Just a week into the new year, the women of America have spoken: #TimesUp on sexual harassment and assault in the workplace. Since the star-studded campaign was announced on New Year’s Day, activists from all walks of life have raised not only their voices, but also raised big-time dollars to back it up. To date, an impressive $15 million has been amassed to launch an A-List team of lawyers, the Legal Network for Gender Equity.
The fight for women’s economic justice doesn’t begin or end at the eradication of sexual harassment in the workplace and in schools—but it’s a strong place to start. As Hollywood opens the red carpet to social change—and celebrities and others open their wallets to the movement—here’s another hashtag to add to the mix: #MenstruationMatters.
Simply stated, menstrual equity is the argument that the inability to afford or manage menstruation should not hold anyone back from full societal participation. It’s a cause that dovetails with #TimesUp and parallel pushes for gender equity and fairness—and it’s a political fight being waged around the globe. (One click to the #periodpoverty hashtag by the Brits will prove it.)
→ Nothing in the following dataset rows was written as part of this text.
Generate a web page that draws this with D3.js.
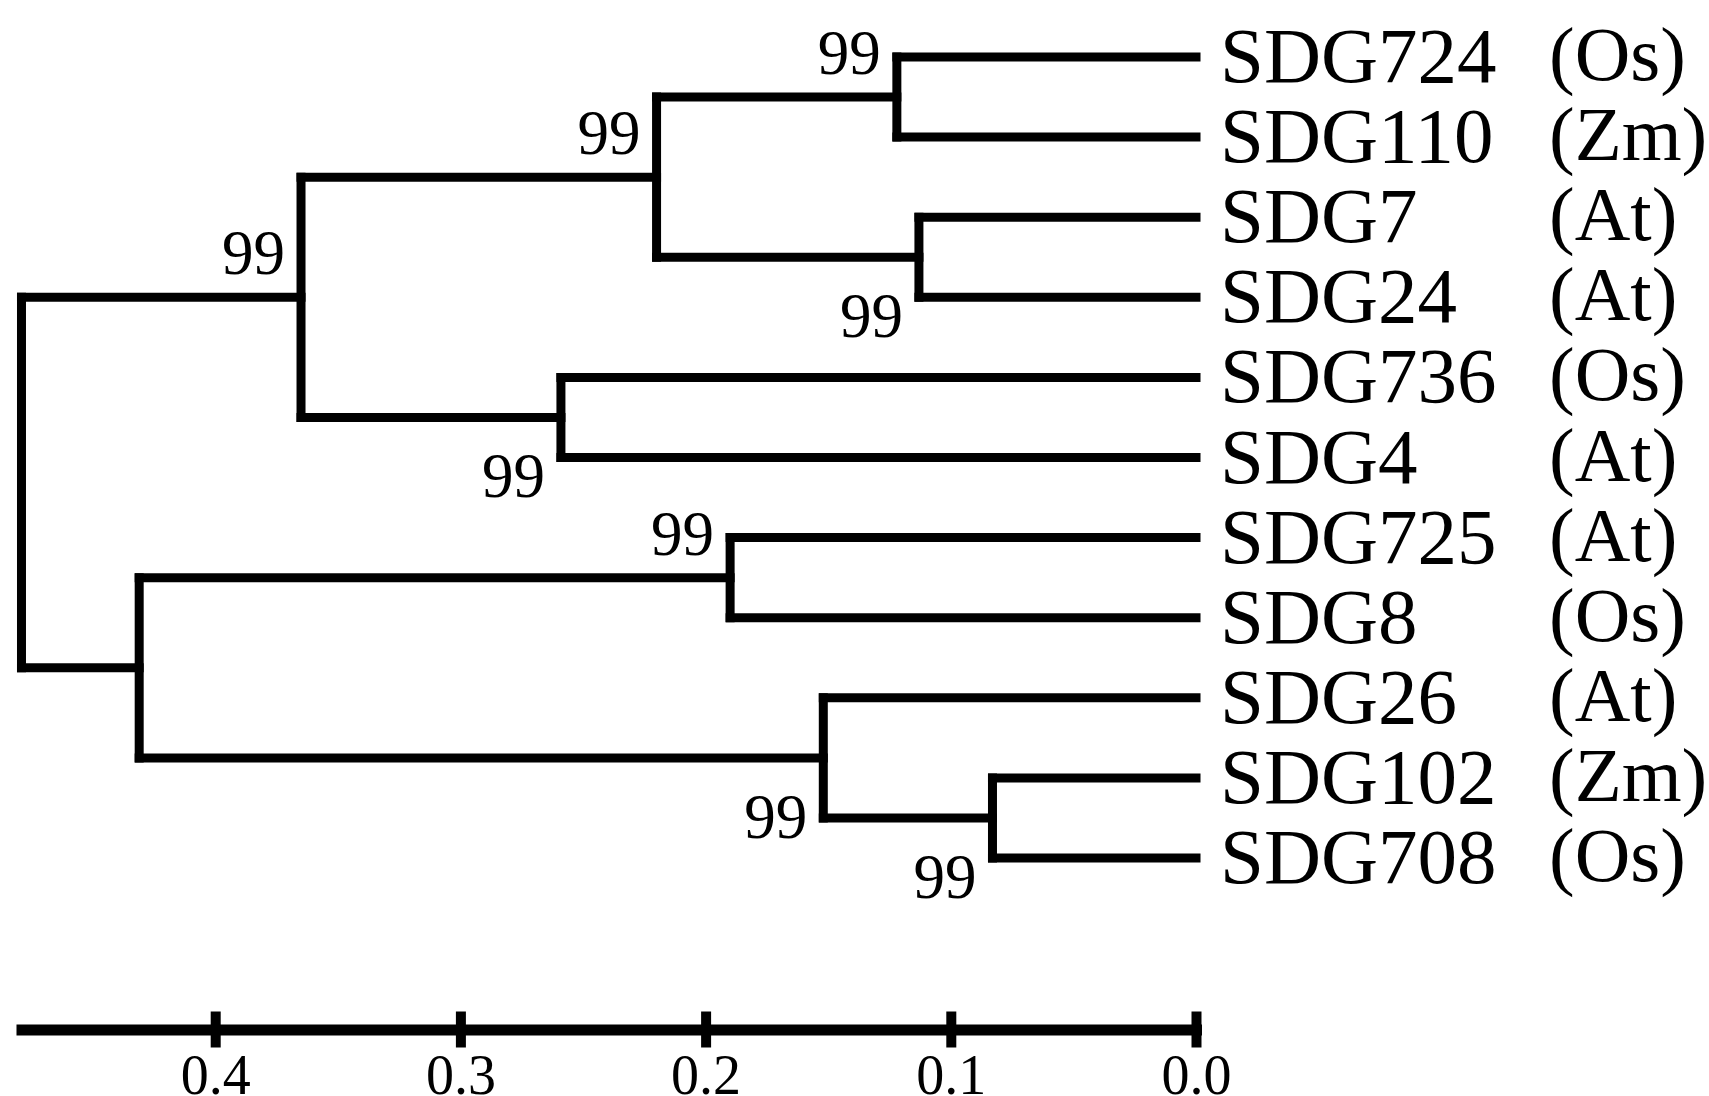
<!DOCTYPE html>
<html lang="en">
<head>
<meta charset="UTF-8">
<title>SDG tree</title>
<style>
  html, body { margin: 0; padding: 0; background: #fff; }
  svg { display: block; }
  text { font-family: "Liberation Serif", "Times New Roman", Times, serif; fill: #000; }
</style>
</head>
<body>
<svg id="tree" width="1709" height="1096"></svg>
<script src="https://d3js.org/d3.v7.min.js"></script>
<script>
// leaves, top to bottom
const leafNames   = ["SDG724", "SDG110", "SDG7", "SDG24", "SDG736", "SDG4", "SDG725", "SDG8", "SDG26", "SDG102", "SDG708"];
const leafSpecies = ["Os", "Zm", "At", "At", "Os", "At", "At", "Os", "At", "Zm", "Os"];

// internal nodes: children (upper first), node height, bootstrap
const nodeIds      = ["n724_110", "n7_24", "nA", "n736_4", "nUp", "n725_8", "n102_708", "n26", "nLow", "root"];
const nodeChildren = [
  ["SDG724", "SDG110"],
  ["SDG7", "SDG24"],
  ["n724_110", "n7_24"],
  ["SDG736", "SDG4"],
  ["nA", "n736_4"],
  ["SDG725", "SDG8"],
  ["SDG102", "SDG708"],
  ["SDG26", "n102_708"],
  ["n725_8", "n26"],
  ["nUp", "nLow"]
];
const nodeHeights  = [0.122, 0.113, 0.220, 0.259, 0.365, 0.190, 0.083, 0.152, 0.431, 0.479];
const nodeSupport  = [99, 99, 99, 99, 99, 99, 99, 99, null, null];

const axisTicks = [0.4, 0.3, 0.2, 0.1, 0.0];

// --- build hierarchy ---
const lookup = {};
leafNames.forEach((n, i) => { lookup[n] = { name: n, height: 0, species: leafSpecies[i] }; });
nodeIds.forEach((id, i) => {
  lookup[id] = { name: id, height: nodeHeights[i], support: nodeSupport[i], kids: nodeChildren[i] };
});
function build(id) {
  const d = lookup[id];
  if (d.kids) d.children = d.kids.map(build);
  return d;
}
const root = d3.hierarchy(build("root"));

// --- scales ---
const unit = 2452;           // px per 1.0 distance
const xEnd = 1196;
const rootH = root.data.height;
const x = d3.scaleLinear().domain([rootH, 0]).range([xEnd - rootH * unit, xEnd]);
const leafY = d3.scalePoint().domain(leafNames).range([57, 858]);

root.eachAfter(n => {
  n.py = n.children ? d3.mean(n.children, c => c.py) : leafY(n.data.name);
  n.px = x(n.data.height);
});

const svg = d3.select("#tree");
svg.append("rect").attr("width", 1709).attr("height", 1096).attr("fill", "#fff");

const g = svg.append("g")
  .attr("fill", "none")
  .attr("stroke", "#000")
  .attr("stroke-width", 9)
  .attr("stroke-linecap", "square");

// horizontal branches
g.selectAll(".hbranch")
  .data(root.descendants().filter(n => n.parent))
  .join("path")
  .attr("class", "hbranch")
  .attr("d", n => `M${n.parent.px},${n.py}H${n.px}`);

// vertical connectors
g.selectAll(".vbranch")
  .data(root.descendants().filter(n => n.children))
  .join("path")
  .attr("class", "vbranch")
  .attr("d", n => `M${n.px},${n.children[0].py}V${n.children[n.children.length - 1].py}`);

// leaf labels
const leaves = root.leaves();
svg.selectAll(".leaf")
  .data(leaves)
  .join("text")
  .attr("class", "leaf")
  .attr("x", 1220)
  .attr("y", n => n.py + 25)
  .style("font-size", "79px")
  .text(n => n.data.name);

svg.selectAll(".species")
  .data(leaves)
  .join("text")
  .attr("class", "species")
  .attr("x", 1549)
  .attr("y", n => n.py + 23)
  .style("font-size", "77px")
  .text(n => `(${n.data.species})`);

// bootstrap values: above the stem for upper children, below for lower ones
svg.selectAll(".support")
  .data(root.descendants().filter(n => n.parent && n.data.support != null))
  .join("text")
  .attr("class", "support")
  .attr("text-anchor", "end")
  .attr("x", n => n.px - 16)
  .attr("y", n => n === n.parent.children[0] ? n.py - 23 : n.py + 80)
  .style("font-size", "63px")
  .text(n => n.data.support);

// scale bar
const axis = d3.axisBottom(x)
  .tickValues(axisTicks)
  .tickFormat(d3.format(".1f"))
  .tickSizeOuter(0)
  .tickSizeInner(18);

const gAxis = svg.append("g")
  .attr("transform", "translate(0,1029.5)")
  .call(axis);

gAxis.select(".domain")
  .attr("stroke-width", 11)
  .attr("stroke-linecap", "square");
gAxis.selectAll(".tick line")
  .attr("y1", -18)
  .attr("y2", 18)
  .attr("stroke-width", 10);
gAxis.selectAll(".tick text")
  .attr("y", 64)
  .attr("dy", null)
  .style("font-size", "56px");
</script>
</body>
</html>
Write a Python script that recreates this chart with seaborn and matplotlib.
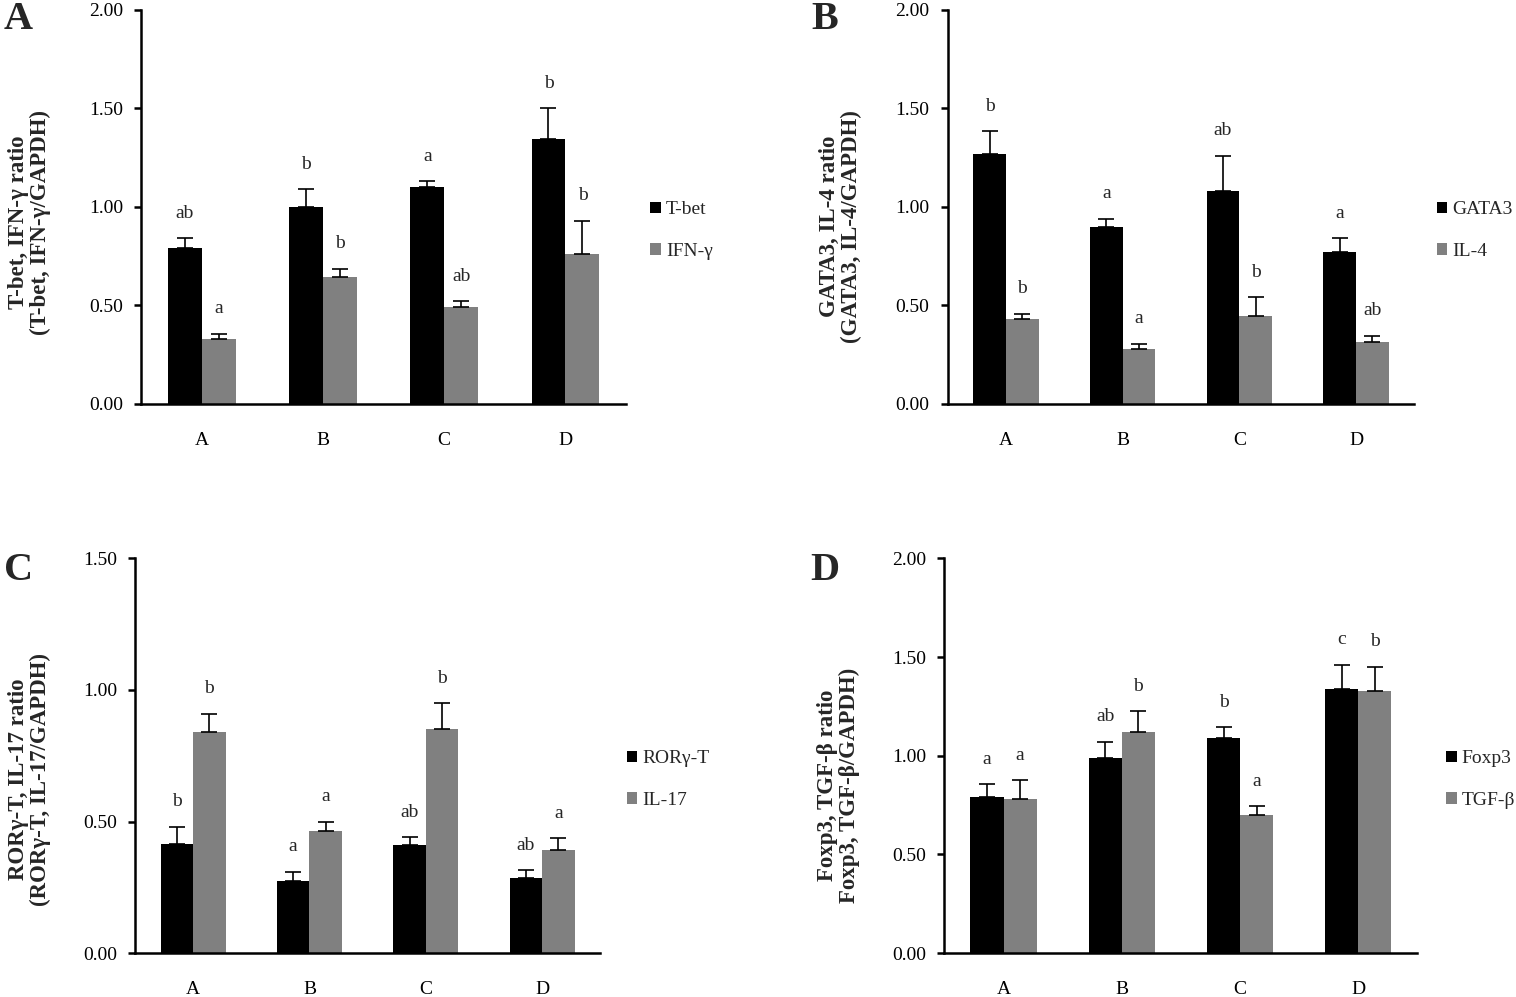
import numpy as np
import pandas as pd
import matplotlib
matplotlib.use("Agg")
import matplotlib.pyplot as plt
import seaborn as sns

# groups on the x axis
groups = ["A", "B", "C", "D"]

# panel A
tbet = [0.79, 1.00, 1.10, 1.345]
tbet_err = [0.05, 0.09, 0.03, 0.155]
ifng = [0.33, 0.645, 0.49, 0.76]
ifng_err = [0.025, 0.04, 0.03, 0.17]
tbet_sig = ["ab", "b", "a", "b"]
ifng_sig = ["a", "b", "ab", "b"]

# panel B
gata3 = [1.27, 0.90, 1.08, 0.77]
gata3_err = [0.115, 0.04, 0.18, 0.07]
il4 = [0.43, 0.28, 0.447, 0.315]
il4_err = [0.027, 0.025, 0.093, 0.03]
gata3_sig = ["b", "a", "ab", "a"]
il4_sig = ["b", "a", "b", "ab"]

# panel C
rorgt = [0.414, 0.273, 0.41, 0.285]
rorgt_err = [0.066, 0.037, 0.03, 0.03]
il17 = [0.84, 0.463, 0.85, 0.39]
il17_err = [0.07, 0.037, 0.10, 0.047]
rorgt_sig = ["b", "a", "ab", "ab"]
il17_sig = ["b", "a", "b", "a"]

# panel D
foxp3 = [0.79, 0.99, 1.09, 1.34]
foxp3_err = [0.065, 0.08, 0.055, 0.12]
tgfb = [0.78, 1.12, 0.70, 1.33]
tgfb_err = [0.095, 0.105, 0.045, 0.12]
foxp3_sig = ["a", "ab", "b", "c"]
tgfb_sig = ["a", "b", "a", "b"]

sns.set_theme(style="ticks")
plt.rcParams["font.family"] = ["Liberation Serif", "DejaVu Serif"]
plt.rcParams["axes.linewidth"] = 1.8

colors = ["#000000", "#808080"]

panels = [
    dict(letter="A", names=["T-bet", "IFN-γ"], vals=[tbet, ifng], errs=[tbet_err, ifng_err],
         sigs=[tbet_sig, ifng_sig], ymax=2.0,
         ylabel="T-bet, IFN-γ ratio\n(T-bet, IFN-γ/GAPDH)",
         rect=[0.093, 0.595, 0.320, 0.395], lab=(-0.186, 0.46), leg=(1.014, 0.44),
         tpos=(0.012, 0.980)),
    dict(letter="B", names=["GATA3", "IL-4"], vals=[gata3, il4], errs=[gata3_err, il4_err],
         sigs=[gata3_sig, il4_sig], ymax=2.0,
         ylabel="GATA3, IL-4 ratio\n(GATA3, IL-4/GAPDH)",
         rect=[0.625, 0.595, 0.308, 0.395], lab=(-0.184, 0.45), leg=(1.010, 0.44),
         tpos=(0.544, 0.980)),
    dict(letter="C", names=["RORγ-T", "IL-17"], vals=[rorgt, il17], errs=[rorgt_err, il17_err],
         sigs=[rorgt_sig, il17_sig], ymax=1.5,
         ylabel="RORγ-T, IL-17 ratio\n(RORγ-T, IL-17/GAPDH)",
         rect=[0.089, 0.044, 0.307, 0.396], lab=(-0.18, 0.44), leg=(1.019, 0.44),
         tpos=(0.012, 0.428)),
    dict(letter="D", names=["Foxp3", "TGF-β"], vals=[foxp3, tgfb], errs=[foxp3_err, tgfb_err],
         sigs=[foxp3_sig, tgfb_sig], ymax=2.0,
         ylabel="Foxp3, TGF-β ratio\nFoxp3, TGF-β/GAPDH)",
         rect=[0.623, 0.044, 0.312, 0.396], lab=(-0.178, 0.425), leg=(1.023, 0.44),
         tpos=(0.544, 0.428)),
]

fig = plt.figure(figsize=(15.16, 9.97), dpi=100)

for p in panels:
    ax = fig.add_axes(p["rect"])
    df = pd.DataFrame({
        "group": groups * 2,
        "gene": [p["names"][0]] * 4 + [p["names"][1]] * 4,
        "value": list(p["vals"][0]) + list(p["vals"][1]),
    })
    sns.barplot(data=df, x="group", y="value", hue="gene", palette=colors,
                width=0.56, errorbar=None, saturation=1, linewidth=0, ax=ax)

    # upward-only error bars and significance letters, placed on the drawn bars
    for cont, err, sig in zip(ax.containers, p["errs"], p["sigs"]):
        for bar, e, s in zip(cont, err, sig):
            xc = bar.get_x() + bar.get_width() / 2
            h = bar.get_height()
            ax.errorbar(xc, h, yerr=[[0], [e]], fmt="none", ecolor="black",
                        elinewidth=1.2, capsize=6, capthick=1.2)
            ax.annotate(s, (xc, h + e), xytext=(0, 18), textcoords="offset points",
                        ha="center", va="center", fontsize=14)

    ax.set_ylim(0, p["ymax"])
    ax.set_xlim(-0.5, 3.5)
    ticks = np.arange(0, p["ymax"] + 0.01, 0.5)
    ax.set_yticks(ticks)
    ax.set_yticklabels([f"{t:.2f}" for t in ticks])
    ax.tick_params(axis="y", length=5, width=1.8, pad=8, labelsize=14, colors="black")
    ax.tick_params(axis="x", length=0, pad=20, labelsize=14, colors="black")
    ax.set_xlabel("")
    ax.set_ylabel(p["ylabel"], fontsize=16.5, fontweight="bold", linespacing=1.05)
    ax.yaxis.set_label_coords(*p["lab"])
    sns.despine(ax=ax)
    for sp in ["left", "bottom"]:
        ax.spines[sp].set_color("black")

    sns.move_legend(ax, "center left", bbox_to_anchor=p["leg"], frameon=False, title=None,
                    fontsize=14, handlelength=0.55, handleheight=0.55,
                    labelspacing=1.25, handletextpad=0.25)

    fig.text(p["tpos"][0], p["tpos"][1], p["letter"], fontsize=29, fontweight="bold",
             ha="center", va="center")

fig.savefig("out.png", dpi=100)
Back in 2015, global health advocate Lisa Schechtman posed a question I’ve spent years ruminating on: “If we get menstrual hygiene right, what else will have changed in the process?” The answer? Plenty—including advancing economic equity, accelerating the push for women’s agency (and sense of belonging) in their own bodies, ensuring educational and employment opportunities and smashing the sexist cycle of poverty. (Thank you for the smashing sweater, Connie Britton!) And that’s only the beginning.
Long story short: We cannot achieve gender equity with menstrual equity. Luckily, the menstrual equity movement in the U.S. has seen rapid success in a short time, with surprisingly robust bipartisan support and interest. Just last week, new laws went into effect in California and Illinois requiring the provision of free menstrual products in public school restrooms. The push to eliminate sales tax on menstrual products (aka the “tampon tax”) has captured headlines and captivated lawmakers on both sides of the aisle—the latest being Governor Rick Scott of Florida, the most recent state to scrap the tax. And last summer, the U.S. Department of Justice issued a guidance requiring that tampons and pads be freely provided in all federal prisons. (Indeed, the very same DOJ headed by Attorney General Jeff Sessions. Republicans, take note.)
In an April 2017 essay, Chelsea Clinton weighed in on the importance of considering the impact of periods in a holistic philanthropic agenda: “When was the last time you heard menstruation talked about in a conversation about economic development,” she asked. “Or economic justice? In a conversation about health care in the developing world or health care for refugees? Or in a conversation about education here in the U.S.? We need to support menstruating girls and women of all ages to erase the stigma and the access barriers that too often go hand-in-hand with ‘that time of the month.’” As we contemplate the kinds of legal interventions that foster the full engagement and empowerment of women and girls, we must make the case that our policymaking include menstruation.
Currently, there is no domestic effort among foundations to support programs or research that address menstrual access in the United States. Inside Philanthropy reports that “even the most pragmatic global health and development experts can get a little bit uncomfortable whenever the conversation turns to periods.”
Seriously? It’s 2018, folks. Time is up on sexism—and period stigma. Any philanthropic initiative focused on the needs and lives of women and girls must also explicitly commit to incorporating and embedding core principles of menstrual access and health—into the grants its awards, the research it makes possible, the solutions it forges.
Tony Award–winning playwright and activist Eve Ensler—author of The Vagina Monologues and creator of V-Day, the global activist movement to stop violence against women and girls—once said that “money doesn’t make you special, it makes you lucky.” She urged us to “be generous, be crazy, be outrageous.”
#TimesUp is a call to action is for all of us to demand better by women and girls. Let’s start by taking a stand for menstrual equity with every dollar we donate.